*Your task:*
Leave out every picture, and retype exactly the lines from the line with "Recreate this image" through the line with "0.1355, 0.1198, 0.1264]", both ends included.

*Data records:*
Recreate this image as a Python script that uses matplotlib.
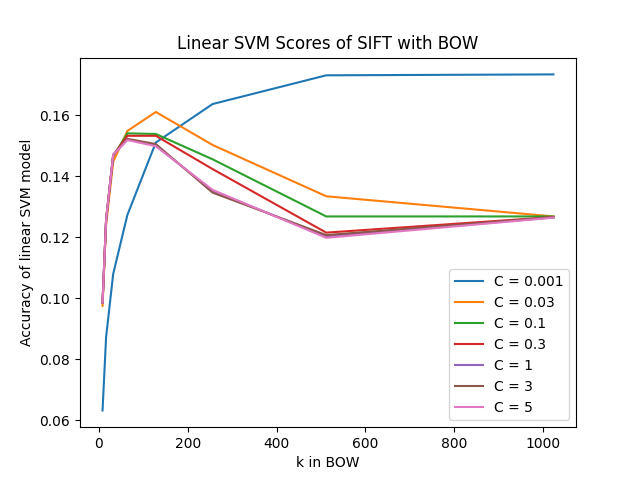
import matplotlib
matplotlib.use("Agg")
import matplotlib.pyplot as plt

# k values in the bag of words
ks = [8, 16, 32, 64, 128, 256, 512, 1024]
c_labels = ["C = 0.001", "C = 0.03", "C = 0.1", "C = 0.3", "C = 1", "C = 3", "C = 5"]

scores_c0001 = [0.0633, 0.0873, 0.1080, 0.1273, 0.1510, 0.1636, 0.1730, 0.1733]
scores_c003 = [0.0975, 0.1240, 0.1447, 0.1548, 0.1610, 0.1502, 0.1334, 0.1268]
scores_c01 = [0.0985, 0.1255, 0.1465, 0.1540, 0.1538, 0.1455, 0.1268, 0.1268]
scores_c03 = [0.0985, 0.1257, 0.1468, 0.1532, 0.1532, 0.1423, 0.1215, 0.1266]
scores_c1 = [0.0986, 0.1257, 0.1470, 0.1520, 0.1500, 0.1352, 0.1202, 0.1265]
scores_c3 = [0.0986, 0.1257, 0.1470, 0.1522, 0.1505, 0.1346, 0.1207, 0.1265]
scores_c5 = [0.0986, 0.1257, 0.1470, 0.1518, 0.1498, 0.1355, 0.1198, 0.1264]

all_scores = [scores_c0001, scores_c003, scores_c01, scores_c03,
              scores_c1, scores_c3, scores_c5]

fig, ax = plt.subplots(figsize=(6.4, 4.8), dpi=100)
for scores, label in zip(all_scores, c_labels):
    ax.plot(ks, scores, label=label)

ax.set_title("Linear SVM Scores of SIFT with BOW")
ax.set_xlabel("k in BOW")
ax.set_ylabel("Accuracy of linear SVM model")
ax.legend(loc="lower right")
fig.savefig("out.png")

--

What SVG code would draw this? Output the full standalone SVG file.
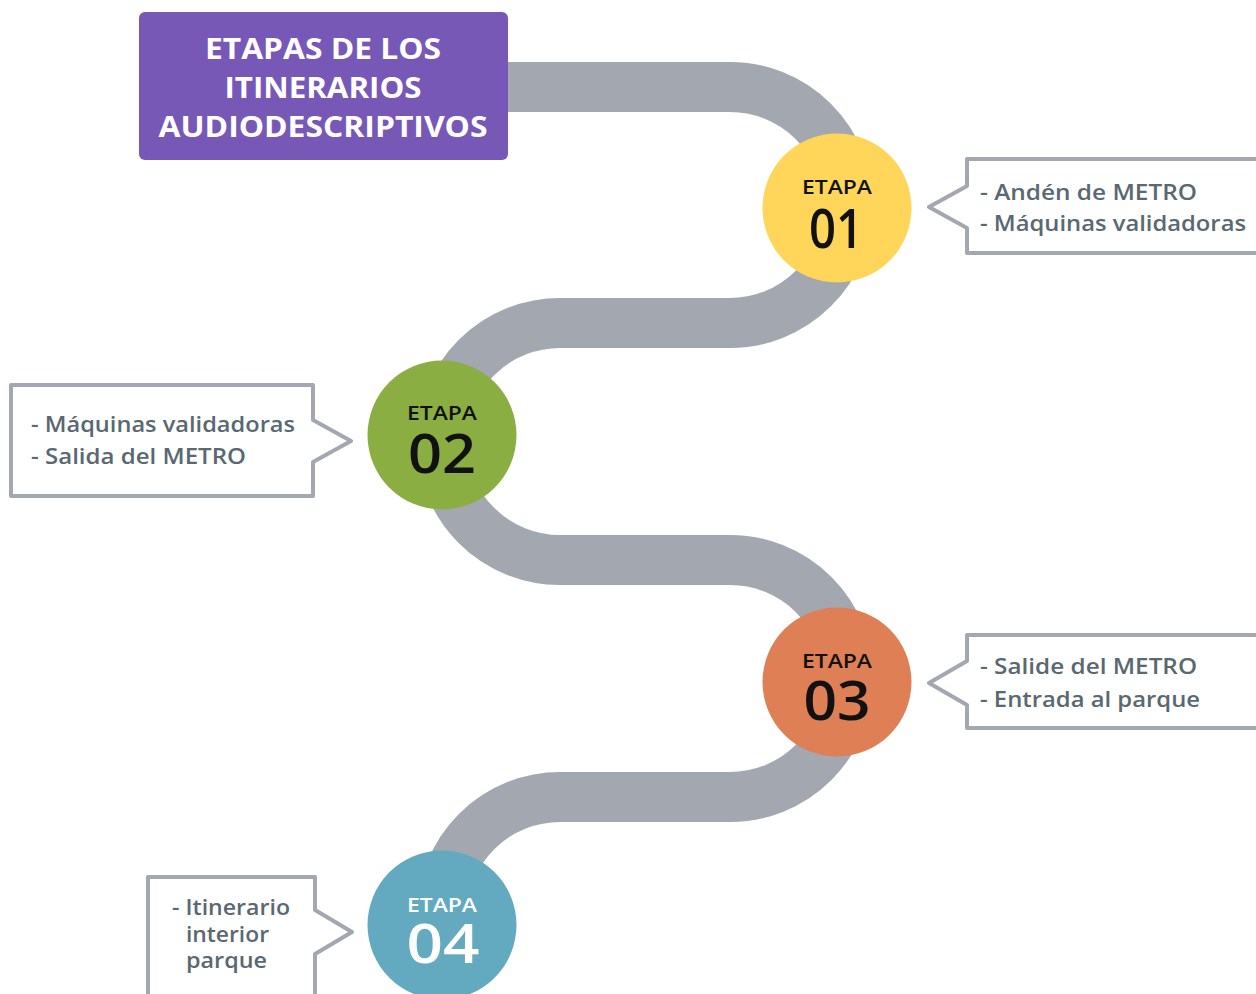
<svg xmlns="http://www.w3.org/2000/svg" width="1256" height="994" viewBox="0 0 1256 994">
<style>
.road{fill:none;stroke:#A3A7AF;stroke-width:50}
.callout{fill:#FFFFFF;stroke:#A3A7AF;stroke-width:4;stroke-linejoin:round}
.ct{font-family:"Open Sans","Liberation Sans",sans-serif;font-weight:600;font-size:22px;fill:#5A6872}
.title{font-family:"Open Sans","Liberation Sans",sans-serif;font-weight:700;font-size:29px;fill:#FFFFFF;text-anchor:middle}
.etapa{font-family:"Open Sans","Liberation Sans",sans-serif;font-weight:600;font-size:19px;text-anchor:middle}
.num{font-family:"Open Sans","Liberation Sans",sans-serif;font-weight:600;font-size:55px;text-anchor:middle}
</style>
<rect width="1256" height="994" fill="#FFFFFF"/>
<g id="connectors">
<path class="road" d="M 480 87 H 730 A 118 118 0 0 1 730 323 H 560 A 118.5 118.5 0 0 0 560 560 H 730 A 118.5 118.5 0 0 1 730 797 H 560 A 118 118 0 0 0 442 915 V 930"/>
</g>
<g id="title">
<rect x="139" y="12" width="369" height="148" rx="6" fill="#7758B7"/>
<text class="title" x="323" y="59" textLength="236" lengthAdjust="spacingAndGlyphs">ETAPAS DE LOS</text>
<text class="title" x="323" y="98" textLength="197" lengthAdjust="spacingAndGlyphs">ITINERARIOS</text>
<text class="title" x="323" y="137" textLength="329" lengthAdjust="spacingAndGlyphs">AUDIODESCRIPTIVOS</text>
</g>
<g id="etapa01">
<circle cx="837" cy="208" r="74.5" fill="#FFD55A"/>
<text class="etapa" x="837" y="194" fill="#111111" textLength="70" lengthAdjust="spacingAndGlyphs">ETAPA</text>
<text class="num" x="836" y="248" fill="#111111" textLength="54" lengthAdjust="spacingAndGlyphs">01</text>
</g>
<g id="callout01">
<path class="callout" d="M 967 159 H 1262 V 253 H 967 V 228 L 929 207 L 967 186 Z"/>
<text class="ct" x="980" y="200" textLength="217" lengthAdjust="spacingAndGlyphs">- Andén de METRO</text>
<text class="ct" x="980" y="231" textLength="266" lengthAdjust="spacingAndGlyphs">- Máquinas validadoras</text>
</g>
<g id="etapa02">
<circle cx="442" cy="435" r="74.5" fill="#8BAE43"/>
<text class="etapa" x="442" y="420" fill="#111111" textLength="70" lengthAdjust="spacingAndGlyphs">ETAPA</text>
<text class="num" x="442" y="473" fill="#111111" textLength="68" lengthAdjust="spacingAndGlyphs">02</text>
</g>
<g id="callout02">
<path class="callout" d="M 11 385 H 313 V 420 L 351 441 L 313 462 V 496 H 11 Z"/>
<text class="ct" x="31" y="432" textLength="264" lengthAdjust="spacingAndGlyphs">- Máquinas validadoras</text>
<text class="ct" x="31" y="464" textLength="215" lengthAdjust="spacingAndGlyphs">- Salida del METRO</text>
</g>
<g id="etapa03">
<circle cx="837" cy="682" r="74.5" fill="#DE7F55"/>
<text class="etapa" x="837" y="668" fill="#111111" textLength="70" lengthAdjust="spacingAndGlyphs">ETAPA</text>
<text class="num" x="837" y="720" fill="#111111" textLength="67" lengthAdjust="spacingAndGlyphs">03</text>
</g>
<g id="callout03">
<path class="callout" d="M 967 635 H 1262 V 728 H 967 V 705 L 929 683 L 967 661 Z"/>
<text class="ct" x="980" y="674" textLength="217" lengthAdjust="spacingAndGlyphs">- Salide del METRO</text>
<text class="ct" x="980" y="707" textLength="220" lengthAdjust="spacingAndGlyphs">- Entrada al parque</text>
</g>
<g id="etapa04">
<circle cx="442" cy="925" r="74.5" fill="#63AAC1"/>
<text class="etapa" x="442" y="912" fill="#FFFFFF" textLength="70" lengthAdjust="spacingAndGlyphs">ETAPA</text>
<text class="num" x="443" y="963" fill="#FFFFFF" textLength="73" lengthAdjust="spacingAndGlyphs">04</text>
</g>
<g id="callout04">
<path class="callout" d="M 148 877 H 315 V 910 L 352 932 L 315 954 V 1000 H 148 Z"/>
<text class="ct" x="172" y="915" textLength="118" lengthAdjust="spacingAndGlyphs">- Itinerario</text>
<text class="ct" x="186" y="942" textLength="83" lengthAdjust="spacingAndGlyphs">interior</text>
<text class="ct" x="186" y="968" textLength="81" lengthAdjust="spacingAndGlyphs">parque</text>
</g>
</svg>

*Full output:*
Recreate this image as a Python script that uses matplotlib.
import matplotlib
matplotlib.use("Agg")
import matplotlib.pyplot as plt

# k values in the bag of words
ks = [8, 16, 32, 64, 128, 256, 512, 1024]
c_labels = ["C = 0.001", "C = 0.03", "C = 0.1", "C = 0.3", "C = 1", "C = 3", "C = 5"]

scores_c0001 = [0.0633, 0.0873, 0.1080, 0.1273, 0.1510, 0.1636, 0.1730, 0.1733]
scores_c003 = [0.0975, 0.1240, 0.1447, 0.1548, 0.1610, 0.1502, 0.1334, 0.1268]
scores_c01 = [0.0985, 0.1255, 0.1465, 0.1540, 0.1538, 0.1455, 0.1268, 0.1268]
scores_c03 = [0.0985, 0.1257, 0.1468, 0.1532, 0.1532, 0.1423, 0.1215, 0.1266]
scores_c1 = [0.0986, 0.1257, 0.1470, 0.1520, 0.1500, 0.1352, 0.1202, 0.1265]
scores_c3 = [0.0986, 0.1257, 0.1470, 0.1522, 0.1505, 0.1346, 0.1207, 0.1265]
scores_c5 = [0.0986, 0.1257, 0.1470, 0.1518, 0.1498, 0.1355, 0.1198, 0.1264]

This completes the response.